## SET PROBLEM
Reproduce nothing but the lines from the one with "Reproduce this chart with D3.js." through the one with "-0.0316, -0.0302, -0.0282, -0.0254, -0.0220, -0.0192, -0.0172];", exactly and with both ends. Omit pictures.

## EXERCISE DATA
--------------------------------------------------
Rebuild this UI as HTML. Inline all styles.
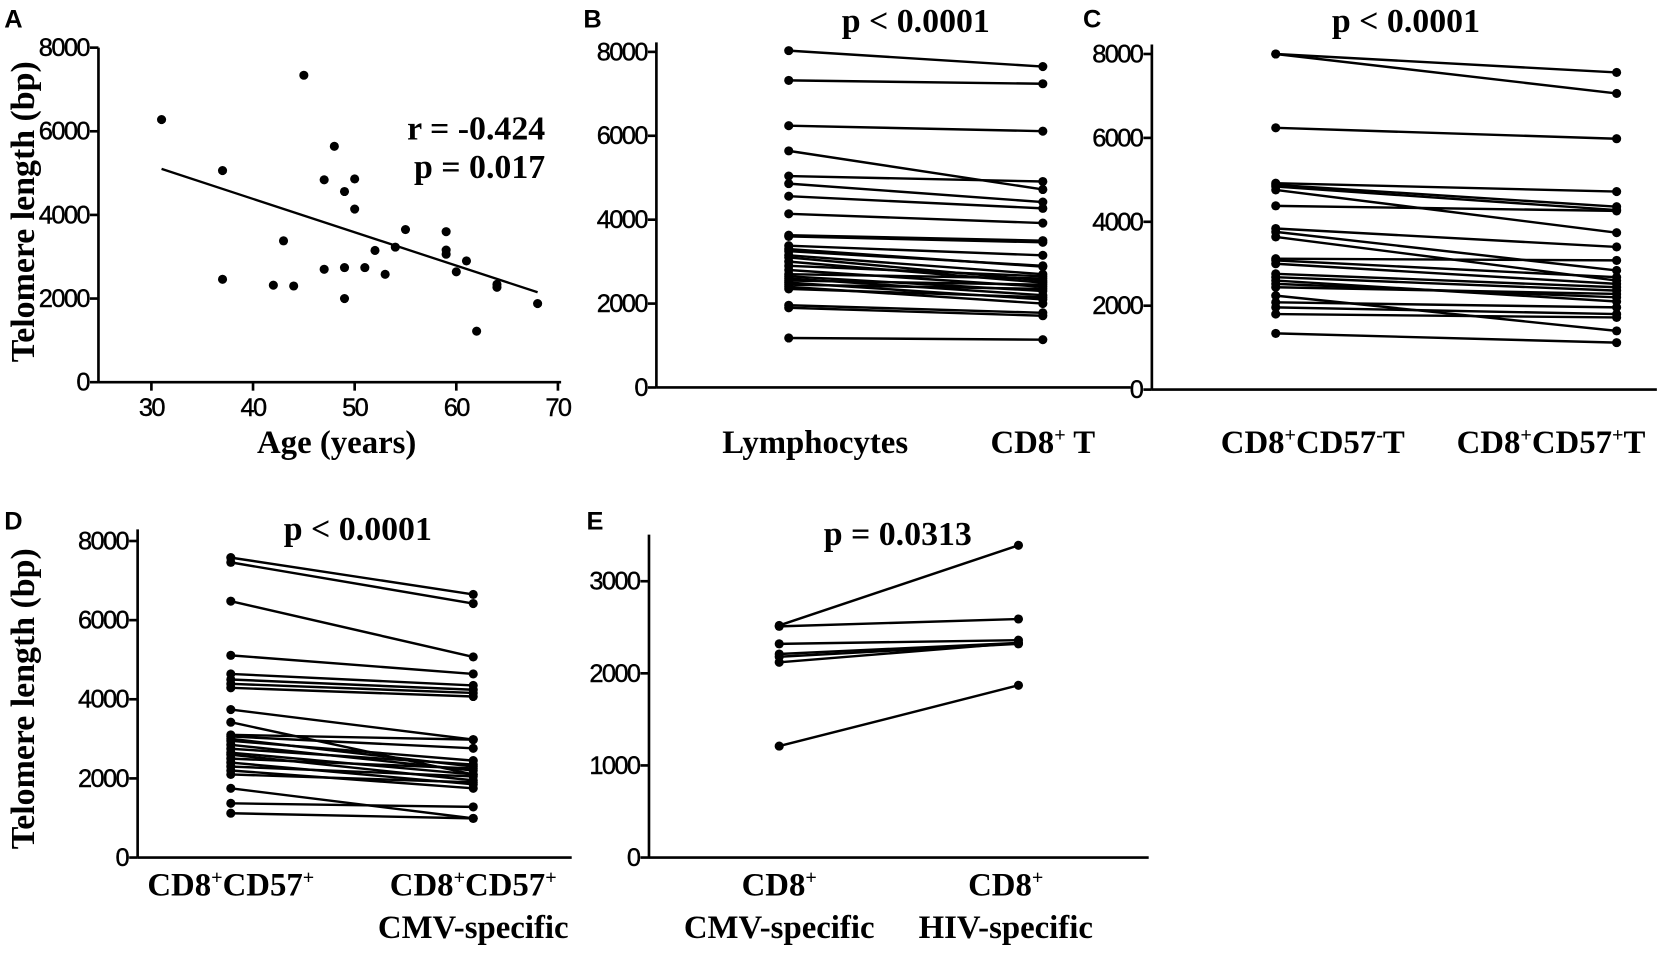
--------------------------------------------------
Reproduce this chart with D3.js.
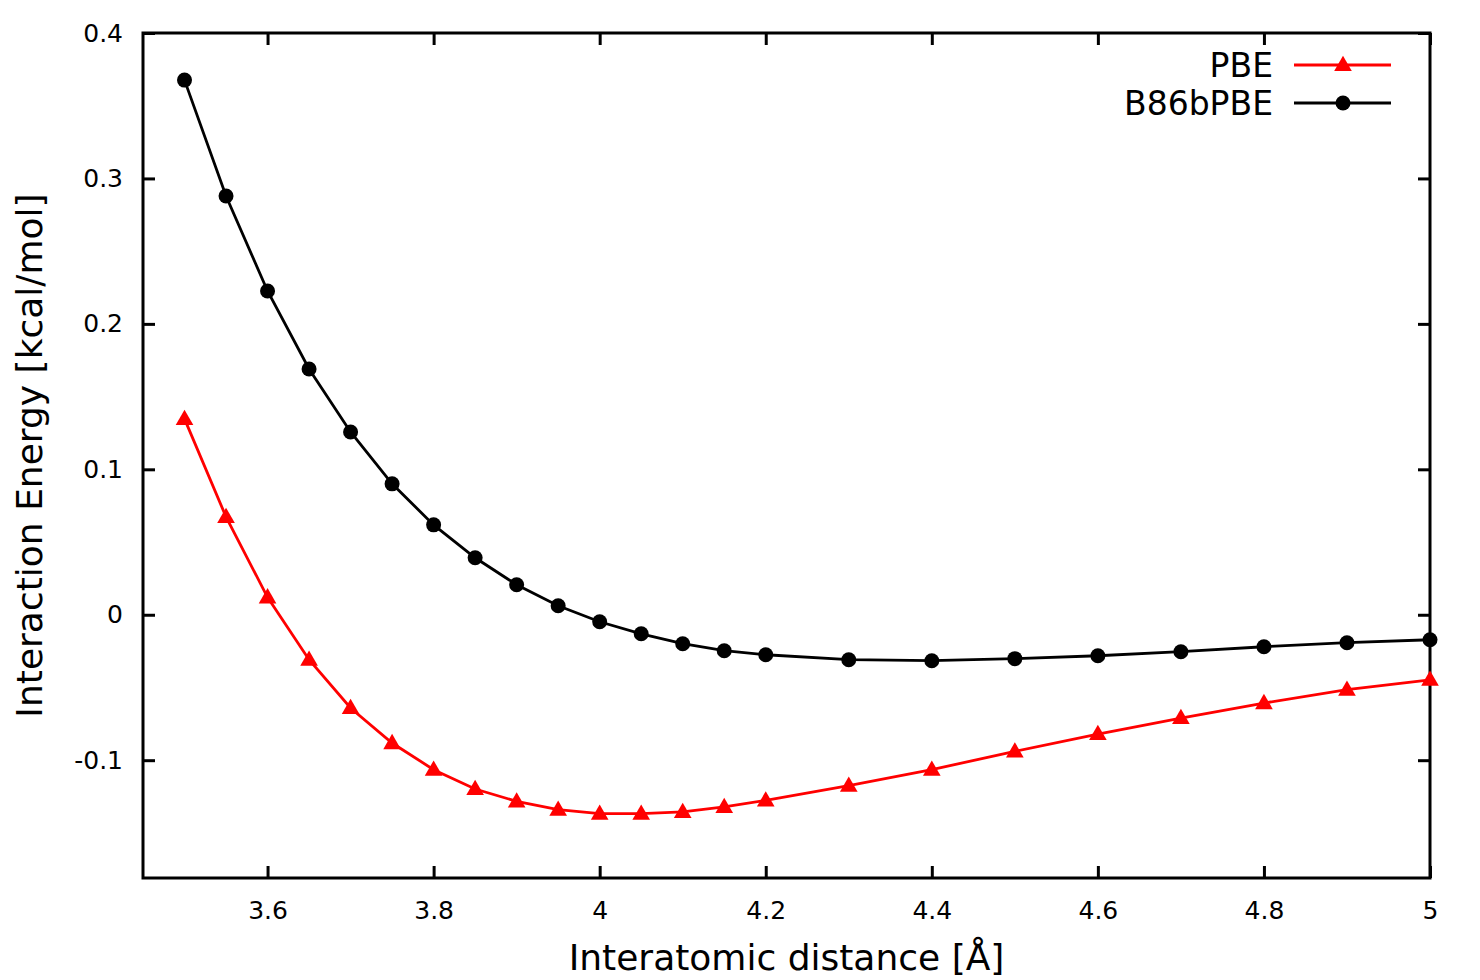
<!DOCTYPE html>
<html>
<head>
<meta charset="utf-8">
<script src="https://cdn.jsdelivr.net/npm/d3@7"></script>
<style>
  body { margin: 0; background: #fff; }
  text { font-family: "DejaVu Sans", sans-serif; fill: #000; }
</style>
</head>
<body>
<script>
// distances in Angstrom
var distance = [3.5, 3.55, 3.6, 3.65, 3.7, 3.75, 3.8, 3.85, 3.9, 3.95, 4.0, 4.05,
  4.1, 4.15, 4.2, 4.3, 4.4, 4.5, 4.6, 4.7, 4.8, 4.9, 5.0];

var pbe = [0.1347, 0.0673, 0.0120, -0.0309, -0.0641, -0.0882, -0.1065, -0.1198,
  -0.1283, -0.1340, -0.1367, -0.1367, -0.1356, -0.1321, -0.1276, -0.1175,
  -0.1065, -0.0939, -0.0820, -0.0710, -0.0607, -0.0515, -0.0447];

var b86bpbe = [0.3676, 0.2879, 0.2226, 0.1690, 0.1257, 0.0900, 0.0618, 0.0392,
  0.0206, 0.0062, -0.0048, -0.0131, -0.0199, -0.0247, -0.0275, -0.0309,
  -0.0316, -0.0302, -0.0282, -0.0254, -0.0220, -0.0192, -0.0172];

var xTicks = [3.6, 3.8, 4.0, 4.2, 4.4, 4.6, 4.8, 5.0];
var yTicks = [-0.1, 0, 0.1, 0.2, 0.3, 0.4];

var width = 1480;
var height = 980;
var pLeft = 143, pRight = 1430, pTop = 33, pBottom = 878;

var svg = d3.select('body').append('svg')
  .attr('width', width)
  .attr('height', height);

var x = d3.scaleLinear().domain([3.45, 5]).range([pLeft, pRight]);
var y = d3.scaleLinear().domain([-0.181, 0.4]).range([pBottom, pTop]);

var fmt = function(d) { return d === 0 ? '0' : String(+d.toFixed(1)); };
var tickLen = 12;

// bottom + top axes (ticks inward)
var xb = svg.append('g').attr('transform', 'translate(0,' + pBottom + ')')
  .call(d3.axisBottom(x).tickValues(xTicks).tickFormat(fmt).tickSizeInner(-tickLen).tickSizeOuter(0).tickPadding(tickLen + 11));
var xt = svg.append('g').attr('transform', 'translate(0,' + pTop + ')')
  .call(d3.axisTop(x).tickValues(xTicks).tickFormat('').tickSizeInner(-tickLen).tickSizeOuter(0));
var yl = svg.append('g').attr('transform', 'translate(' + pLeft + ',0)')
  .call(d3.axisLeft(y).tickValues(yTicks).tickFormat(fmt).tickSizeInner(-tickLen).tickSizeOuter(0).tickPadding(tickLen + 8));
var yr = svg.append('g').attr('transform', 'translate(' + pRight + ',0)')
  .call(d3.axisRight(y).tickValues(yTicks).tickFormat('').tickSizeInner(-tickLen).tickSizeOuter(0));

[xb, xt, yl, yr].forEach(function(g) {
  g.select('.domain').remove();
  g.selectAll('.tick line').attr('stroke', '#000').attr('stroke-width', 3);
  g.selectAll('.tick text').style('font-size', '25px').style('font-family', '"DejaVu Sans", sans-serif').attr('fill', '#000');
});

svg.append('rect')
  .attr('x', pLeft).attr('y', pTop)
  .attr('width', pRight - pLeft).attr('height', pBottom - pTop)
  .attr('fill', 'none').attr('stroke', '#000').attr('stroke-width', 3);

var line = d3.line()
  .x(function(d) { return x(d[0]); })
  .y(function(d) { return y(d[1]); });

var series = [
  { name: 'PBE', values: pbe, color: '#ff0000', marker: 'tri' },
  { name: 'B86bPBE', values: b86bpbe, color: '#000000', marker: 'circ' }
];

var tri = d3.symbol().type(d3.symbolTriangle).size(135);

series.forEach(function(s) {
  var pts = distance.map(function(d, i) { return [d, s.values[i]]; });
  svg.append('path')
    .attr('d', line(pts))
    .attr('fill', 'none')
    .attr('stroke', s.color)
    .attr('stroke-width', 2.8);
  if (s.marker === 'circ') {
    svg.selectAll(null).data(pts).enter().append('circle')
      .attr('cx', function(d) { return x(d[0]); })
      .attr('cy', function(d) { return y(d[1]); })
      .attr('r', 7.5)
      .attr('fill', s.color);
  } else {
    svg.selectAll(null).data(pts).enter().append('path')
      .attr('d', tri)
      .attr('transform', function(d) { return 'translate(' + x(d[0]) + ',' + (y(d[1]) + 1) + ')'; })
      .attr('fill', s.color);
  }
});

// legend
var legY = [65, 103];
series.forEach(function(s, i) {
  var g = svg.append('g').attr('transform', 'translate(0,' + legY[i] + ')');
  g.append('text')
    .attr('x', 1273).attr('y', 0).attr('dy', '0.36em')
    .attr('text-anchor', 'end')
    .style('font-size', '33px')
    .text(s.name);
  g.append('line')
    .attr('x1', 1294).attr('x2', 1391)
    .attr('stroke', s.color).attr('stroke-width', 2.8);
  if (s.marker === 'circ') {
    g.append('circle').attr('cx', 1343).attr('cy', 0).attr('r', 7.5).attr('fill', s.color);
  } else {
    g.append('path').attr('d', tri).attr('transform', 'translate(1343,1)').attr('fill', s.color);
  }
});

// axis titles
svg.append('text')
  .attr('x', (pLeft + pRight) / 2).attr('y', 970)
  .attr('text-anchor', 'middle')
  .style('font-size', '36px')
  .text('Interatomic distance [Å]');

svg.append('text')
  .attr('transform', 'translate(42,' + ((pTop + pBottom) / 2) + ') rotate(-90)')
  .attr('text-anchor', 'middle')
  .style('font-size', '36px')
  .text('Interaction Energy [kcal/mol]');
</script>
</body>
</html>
--------------------------------------------------
## FINISHED EXERCISE
Reproduce this chart with D3.js.
<!DOCTYPE html>
<html>
<head>
<meta charset="utf-8">
<script src="https://cdn.jsdelivr.net/npm/d3@7"></script>
<style>
  body { margin: 0; background: #fff; }
  text { font-family: "DejaVu Sans", sans-serif; fill: #000; }
</style>
</head>
<body>
<script>
// distances in Angstrom
var distance = [3.5, 3.55, 3.6, 3.65, 3.7, 3.75, 3.8, 3.85, 3.9, 3.95, 4.0, 4.05,
  4.1, 4.15, 4.2, 4.3, 4.4, 4.5, 4.6, 4.7, 4.8, 4.9, 5.0];

var pbe = [0.1347, 0.0673, 0.0120, -0.0309, -0.0641, -0.0882, -0.1065, -0.1198,
  -0.1283, -0.1340, -0.1367, -0.1367, -0.1356, -0.1321, -0.1276, -0.1175,
  -0.1065, -0.0939, -0.0820, -0.0710, -0.0607, -0.0515, -0.0447];

var b86bpbe = [0.3676, 0.2879, 0.2226, 0.1690, 0.1257, 0.0900, 0.0618, 0.0392,
  0.0206, 0.0062, -0.0048, -0.0131, -0.0199, -0.0247, -0.0275, -0.0309,
  -0.0316, -0.0302, -0.0282, -0.0254, -0.0220, -0.0192, -0.0172];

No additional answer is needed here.